• Aim
Write out the data below exactly as given, without any of its pictures.

• Dataset extract
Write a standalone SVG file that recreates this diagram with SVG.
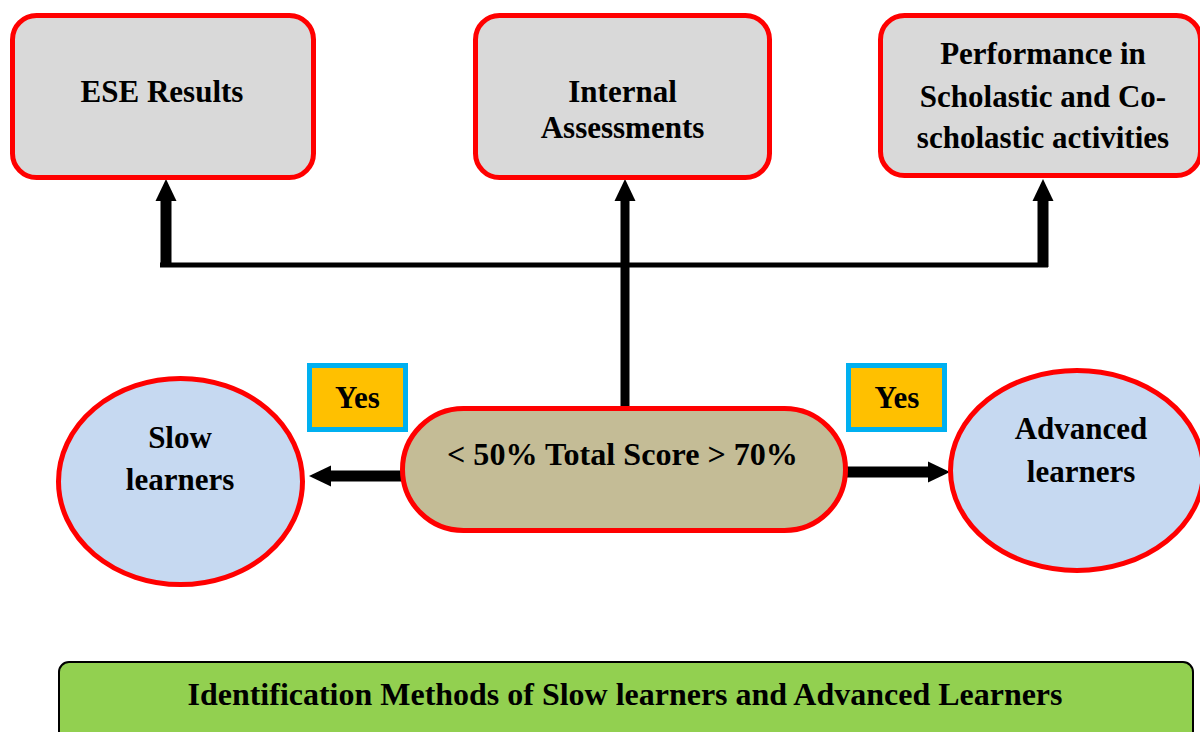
<svg xmlns="http://www.w3.org/2000/svg" width="1200" height="732" viewBox="0 0 1200 732">
  <style>
    .box { fill: #D9D9D9; stroke: #FF0000; stroke-width: 5; }
    .learner { fill: #C6D9F1; stroke: #FF0000; stroke-width: 5; }
    .pill { fill: #C4BC96; stroke: #FF0000; stroke-width: 5; }
    .tag { fill: #FFC000; stroke: #00B0F0; stroke-width: 5; }
    .banner { fill: #92D050; stroke: #000000; stroke-width: 2; }
    .lbl { font-family: "Liberation Serif", "Times New Roman", serif; font-weight: bold; font-size: 31px; fill: #000000; text-anchor: middle; }
    .title { font-size: 31px; }
    .wire { fill: none; stroke: #000000; }
  </style>
  <defs>
    <marker id="head" viewBox="0 -11 22 22" refX="0" refY="0" markerWidth="22" markerHeight="22" markerUnits="userSpaceOnUse" orient="auto">
      <path d="M0,-10.5 L22,0 L0,10.5 z" fill="#000000"/>
    </marker>
  </defs>

  <!-- connectors -->
  <g id="connectors">
    <path class="wire" d="M160,265 H1048" stroke-width="5"/>
    <path class="wire" d="M166,267 V201" stroke-width="11" marker-end="url(#head)"/>
    <path class="wire" d="M1043,267 V201" stroke-width="11" marker-end="url(#head)"/>
    <path class="wire" d="M625,407 V201" stroke-width="9" marker-end="url(#head)"/>
    <path class="wire" d="M402,476 H331" stroke-width="11" marker-end="url(#head)"/>
    <path class="wire" d="M845,472 H928" stroke-width="11" marker-end="url(#head)"/>
  </g>

  <g id="ese-results">
    <rect class="box" x="12.5" y="15.5" width="301" height="162" rx="24"/>
    <text class="lbl" x="162" y="102">ESE Results</text>
  </g>

  <g id="internal-assessments">
    <rect class="box" x="475.5" y="15.5" width="294" height="162" rx="24"/>
    <text class="lbl" x="622.5" y="102">Internal</text>
    <text class="lbl" x="622.5" y="138">Assessments</text>
  </g>

  <g id="performance">
    <rect class="box" x="880.5" y="15.5" width="320" height="160" rx="24"/>
    <text class="lbl" x="1043" y="64">Performance in</text>
    <text class="lbl" x="1043" y="107">Scholastic and Co-</text>
    <text class="lbl" x="1043" y="148">scholastic activities</text>
  </g>

  <g id="total-score">
    <rect class="pill" x="402.5" y="408.5" width="443" height="122" rx="61"/>
    <text class="lbl" x="622.5" y="465" textLength="351" lengthAdjust="spacingAndGlyphs">&lt; 50% Total Score &gt; 70%</text>
  </g>

  <g id="slow-learners">
    <ellipse class="learner" cx="180.5" cy="481.5" rx="122" ry="103"/>
    <text class="lbl" x="180" y="448">Slow</text>
    <text class="lbl" x="180" y="490">learners</text>
  </g>

  <g id="advanced-learners">
    <ellipse class="learner" cx="1077" cy="470.5" rx="126.5" ry="100"/>
    <text class="lbl" x="1081" y="439">Advanced</text>
    <text class="lbl" x="1081" y="482">learners</text>
  </g>

  <g id="yes-left">
    <rect class="tag" x="309.5" y="365.5" width="96" height="64"/>
    <text class="lbl" x="357.5" y="408">Yes</text>
  </g>

  <g id="yes-right">
    <rect class="tag" x="848.5" y="365.5" width="96" height="64"/>
    <text class="lbl" x="897" y="408">Yes</text>
  </g>

  <g id="title-banner">
    <rect class="banner" x="59" y="662" width="1134" height="90" rx="10"/>
    <text class="lbl title" x="625" y="705" textLength="875" lengthAdjust="spacingAndGlyphs">Identification Methods of Slow learners and Advanced Learners</text>
  </g>
</svg>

• The completed task
Write a standalone SVG file that recreates this diagram with SVG.
<svg xmlns="http://www.w3.org/2000/svg" width="1200" height="732" viewBox="0 0 1200 732">
  <style>
    .box { fill: #D9D9D9; stroke: #FF0000; stroke-width: 5; }
    .learner { fill: #C6D9F1; stroke: #FF0000; stroke-width: 5; }
    .pill { fill: #C4BC96; stroke: #FF0000; stroke-width: 5; }
    .tag { fill: #FFC000; stroke: #00B0F0; stroke-width: 5; }
    .banner { fill: #92D050; stroke: #000000; stroke-width: 2; }
    .lbl { font-family: "Liberation Serif", "Times New Roman", serif; font-weight: bold; font-size: 31px; fill: #000000; text-anchor: middle; }
    .title { font-size: 31px; }
    .wire { fill: none; stroke: #000000; }
  </style>
  <defs>
    <marker id="head" viewBox="0 -11 22 22" refX="0" refY="0" markerWidth="22" markerHeight="22" markerUnits="userSpaceOnUse" orient="auto">
      <path d="M0,-10.5 L22,0 L0,10.5 z" fill="#000000"/>
    </marker>
  </defs>

  <!-- connectors -->
  <g id="connectors">
    <path class="wire" d="M160,265 H1048" stroke-width="5"/>
    <path class="wire" d="M166,267 V201" stroke-width="11" marker-end="url(#head)"/>
    <path class="wire" d="M1043,267 V201" stroke-width="11" marker-end="url(#head)"/>
    <path class="wire" d="M625,407 V201" stroke-width="9" marker-end="url(#head)"/>
    <path class="wire" d="M402,476 H331" stroke-width="11" marker-end="url(#head)"/>
    <path class="wire" d="M845,472 H928" stroke-width="11" marker-end="url(#head)"/>
  </g>

  <g id="ese-results">
    <rect class="box" x="12.5" y="15.5" width="301" height="162" rx="24"/>
    <text class="lbl" x="162" y="102">ESE Results</text>
  </g>

  <g id="internal-assessments">
    <rect class="box" x="475.5" y="15.5" width="294" height="162" rx="24"/>
    <text class="lbl" x="622.5" y="102">Internal</text>
    <text class="lbl" x="622.5" y="138">Assessments</text>
  </g>

  <g id="performance">
    <rect class="box" x="880.5" y="15.5" width="320" height="160" rx="24"/>
    <text class="lbl" x="1043" y="64">Performance in</text>
    <text class="lbl" x="1043" y="107">Scholastic and Co-</text>
    <text class="lbl" x="1043" y="148">scholastic activities</text>
  </g>

  <g id="total-score">
    <rect class="pill" x="402.5" y="408.5" width="443" height="122" rx="61"/>
    <text class="lbl" x="622.5" y="465" textLength="351" lengthAdjust="spacingAndGlyphs">&lt; 50% Total Score &gt; 70%</text>
  </g>

  <g id="slow-learners">
    <ellipse class="learner" cx="180.5" cy="481.5" rx="122" ry="103"/>
    <text class="lbl" x="180" y="448">Slow</text>
    <text class="lbl" x="180" y="490">learners</text>
  </g>

  <g id="advanced-learners">
    <ellipse class="learner" cx="1077" cy="470.5" rx="126.5" ry="100"/>
    <text class="lbl" x="1081" y="439">Advanced</text>
    <text class="lbl" x="1081" y="482">learners</text>
  </g>

  <g id="yes-left">
    <rect class="tag" x="309.5" y="365.5" width="96" height="64"/>
    <text class="lbl" x="357.5" y="408">Yes</text>
  </g>

  <g id="yes-right">
    <rect class="tag" x="848.5" y="365.5" width="96" height="64"/>
    <text class="lbl" x="897" y="408">Yes</text>
  </g>

  <g id="title-banner">
    <rect class="banner" x="59" y="662" width="1134" height="90" rx="10"/>
    <text class="lbl title" x="625" y="705" textLength="875" lengthAdjust="spacingAndGlyphs">Identification Methods of Slow learners and Advanced Learners</text>
  </g>
</svg>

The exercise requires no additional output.